The Defense Department, Congress and communities around the nation are preparing to debate the 2005 round of base closures (the Defense Secretary is required to submit a list of proposed closings to Congress in March 2005) that may include any of these Army industrial facilities. In this discussion over jobs, over-capacity and competition for defense resources, the overall objective of defining and preserving an industrial capability necessary for national defense must remain paramount.
The answer will not be found in black and white: private vs. public, arsenal vs. depot, over-capacity vs. efficiency, but rather in the continued evolution of the nation’s industrial base toward an integration that balances the best of what commercial companies and Army installations have to offer. Partnerships between the public and private sector need to be expanded and encouraged to an extent that transforms both elements. This will not be an easy task. It will require a shift in thinking among industrial managers — both public and private, and policy makers as well as legislators. The business environment must allow a genuine balance between the interests of the partners, so that both sectors see tangible, long-term benefits from the relationship.

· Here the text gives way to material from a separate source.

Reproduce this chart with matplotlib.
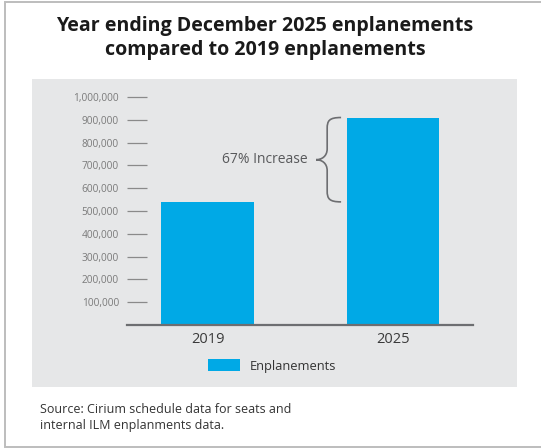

The advantages of industrial partnerships have already been proven in several cases where they have been tried, but more needs to be done to encourage such arrangements. Congress has helped to create a more hospitable atmosphere for partnering over the past decade by passing legislation removing some barriers to long-term business relationships between the government and private companies. Other obstacles remain, however, including an overall reluctance to change, and most importantly, share work.
The continuing viability of the organic base, and ultimately the effectiveness of America’s defense industrial base as a whole, may well depend on whether these obstacles can be overcome. This is a challenge of transformation no less difficult and no less important than any other challenge facing the Army today.